Hope is a Condition of Your Soul

Fear. Of nothingness. Of dying. Of failure. Of change. It is of different degrees, but it all comes from one source, which is the isolated self, the self willfully held apart from God. There are three ways you can deal with this fear. You can simply refuse to acknowledge it, dulling your concerns with alcohol or entertainment or exercise or even a sort of virtuous busyness, adding your own energies to the white noise of anxiety that this culture we have created seems to use as fuel. This is despair, but it is a quiet despair, and bearable for many years. By the time that great grinding wheel of the world rolls over you for good, you will be too eroded to notice.

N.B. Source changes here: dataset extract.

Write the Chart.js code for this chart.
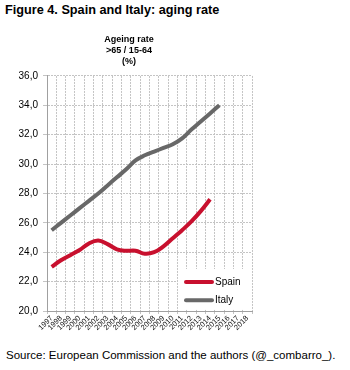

Or, if you are strong in the way that the world is strong, you can strap yourself into life and give yourself over to a kind of furious resistance that may very well carry you through your travails, may bring you great success and seem to the world triumphant, perhaps even heroic. But if it is merely your will that you are asserting, then you will develop a carapace around your soul, the soul that God is trying to refine, and one day you will return to dust inside that shell that you have made.
There is another way. It is the way of Christ in the Garden of Gethsemane, pleading for release from his fate, abandoned by God. It is something you cannot learn as a kind of lesson simply from reading the text. Christ teaches by example, true, but he lives with us, lives in us, through imagination and experience. It is through all these trials in our own lives, these fears however small, that we come close to Christ, if we can learn to say, with him, “not my will, Lord, but yours.” This is in no way resignation, for Christ still had to act. We all have to act, whether it’s against the fears of our daily life or against the fear that life itself is in danger of being destroyed. And when we act in the will of God, we express hope in its purest and most powerful form, for hope, as Václav Havel has said, is a condition of your soul, not a response to the circumstances in which you find yourself. Hope is what Christ had in the garden, though he had no reason for it in terms of events, and hope is what he has right now, in the garden of our own griefs.
— Christian Wiman, My Bright Abyss
Oh, man! That’s so rich and satisfying to read. Thank You for sharing these select quotes from Christian Wiman, to me it’s like being handed a piece of sweet candy.